### Exercise prompt
List each line of the data that holds the string "with", please.

### Supplied material
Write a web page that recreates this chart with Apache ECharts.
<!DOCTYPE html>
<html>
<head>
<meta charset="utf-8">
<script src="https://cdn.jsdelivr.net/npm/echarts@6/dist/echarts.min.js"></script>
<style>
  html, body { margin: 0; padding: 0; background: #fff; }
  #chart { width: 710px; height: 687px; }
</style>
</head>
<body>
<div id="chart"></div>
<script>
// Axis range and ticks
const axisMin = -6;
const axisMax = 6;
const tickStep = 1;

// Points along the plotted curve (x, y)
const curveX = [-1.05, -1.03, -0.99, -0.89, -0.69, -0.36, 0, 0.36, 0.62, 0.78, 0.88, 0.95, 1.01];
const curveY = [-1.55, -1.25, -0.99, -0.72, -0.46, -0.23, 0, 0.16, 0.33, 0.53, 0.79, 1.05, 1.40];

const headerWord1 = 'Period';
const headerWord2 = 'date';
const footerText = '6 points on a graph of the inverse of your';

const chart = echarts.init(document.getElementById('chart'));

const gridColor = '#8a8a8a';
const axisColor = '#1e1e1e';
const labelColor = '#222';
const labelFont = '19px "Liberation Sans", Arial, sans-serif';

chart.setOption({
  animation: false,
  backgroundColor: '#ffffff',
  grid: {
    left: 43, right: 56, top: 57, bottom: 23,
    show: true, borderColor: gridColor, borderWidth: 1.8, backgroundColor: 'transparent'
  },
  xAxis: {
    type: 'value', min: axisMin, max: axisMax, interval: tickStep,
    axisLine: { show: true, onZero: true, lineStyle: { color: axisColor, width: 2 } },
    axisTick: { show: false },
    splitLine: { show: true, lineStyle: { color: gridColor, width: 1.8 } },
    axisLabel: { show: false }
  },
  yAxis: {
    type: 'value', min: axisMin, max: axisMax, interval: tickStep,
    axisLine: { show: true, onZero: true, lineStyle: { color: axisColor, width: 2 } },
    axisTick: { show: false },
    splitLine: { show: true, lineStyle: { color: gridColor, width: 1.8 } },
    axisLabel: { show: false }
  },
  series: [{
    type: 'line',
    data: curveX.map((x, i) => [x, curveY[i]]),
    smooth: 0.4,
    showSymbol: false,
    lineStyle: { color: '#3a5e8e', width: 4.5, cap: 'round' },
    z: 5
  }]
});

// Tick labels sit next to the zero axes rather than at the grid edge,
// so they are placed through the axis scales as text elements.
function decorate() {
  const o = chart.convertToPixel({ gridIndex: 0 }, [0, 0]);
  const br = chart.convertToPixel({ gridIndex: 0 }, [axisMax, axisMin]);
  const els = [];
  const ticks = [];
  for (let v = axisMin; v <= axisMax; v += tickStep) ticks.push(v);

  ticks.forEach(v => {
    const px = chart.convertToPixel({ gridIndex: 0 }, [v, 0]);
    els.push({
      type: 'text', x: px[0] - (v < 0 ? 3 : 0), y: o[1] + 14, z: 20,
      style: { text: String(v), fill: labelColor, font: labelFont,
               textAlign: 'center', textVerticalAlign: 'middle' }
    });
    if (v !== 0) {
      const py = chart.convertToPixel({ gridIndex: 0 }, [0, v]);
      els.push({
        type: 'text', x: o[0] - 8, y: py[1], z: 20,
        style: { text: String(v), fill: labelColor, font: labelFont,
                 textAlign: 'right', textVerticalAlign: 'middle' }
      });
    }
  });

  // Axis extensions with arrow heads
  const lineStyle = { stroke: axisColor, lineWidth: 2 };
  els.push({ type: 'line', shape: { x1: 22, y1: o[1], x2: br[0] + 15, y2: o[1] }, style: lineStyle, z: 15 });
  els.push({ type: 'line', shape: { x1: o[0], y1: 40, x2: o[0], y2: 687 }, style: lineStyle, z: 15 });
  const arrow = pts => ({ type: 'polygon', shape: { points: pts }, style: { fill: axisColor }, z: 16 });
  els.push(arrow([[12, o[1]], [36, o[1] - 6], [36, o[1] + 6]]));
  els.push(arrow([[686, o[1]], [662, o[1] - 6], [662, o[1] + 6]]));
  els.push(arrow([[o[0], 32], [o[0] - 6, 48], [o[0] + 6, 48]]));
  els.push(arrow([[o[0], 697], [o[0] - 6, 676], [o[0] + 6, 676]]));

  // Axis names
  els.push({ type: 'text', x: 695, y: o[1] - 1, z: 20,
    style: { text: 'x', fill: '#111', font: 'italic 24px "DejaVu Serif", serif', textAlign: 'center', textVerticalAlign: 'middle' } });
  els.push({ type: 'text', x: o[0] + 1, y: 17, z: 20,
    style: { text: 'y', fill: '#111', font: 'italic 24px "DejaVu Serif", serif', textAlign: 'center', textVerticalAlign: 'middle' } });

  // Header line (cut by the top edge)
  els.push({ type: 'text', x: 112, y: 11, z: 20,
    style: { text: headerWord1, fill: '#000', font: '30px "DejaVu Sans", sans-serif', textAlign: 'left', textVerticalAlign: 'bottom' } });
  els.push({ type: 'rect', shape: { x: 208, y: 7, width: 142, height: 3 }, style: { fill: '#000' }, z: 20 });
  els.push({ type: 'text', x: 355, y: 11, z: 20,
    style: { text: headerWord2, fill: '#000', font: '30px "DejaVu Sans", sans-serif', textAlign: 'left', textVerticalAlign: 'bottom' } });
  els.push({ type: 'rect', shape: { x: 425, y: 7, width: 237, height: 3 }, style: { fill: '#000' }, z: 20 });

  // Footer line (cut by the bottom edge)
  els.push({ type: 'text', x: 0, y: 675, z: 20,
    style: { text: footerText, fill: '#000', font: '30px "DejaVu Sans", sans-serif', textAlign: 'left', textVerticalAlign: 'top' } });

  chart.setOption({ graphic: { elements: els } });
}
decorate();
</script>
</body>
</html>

### Answer in full
Write a web page that recreates this chart with Apache ECharts.
  // Axis extensions with arrow heads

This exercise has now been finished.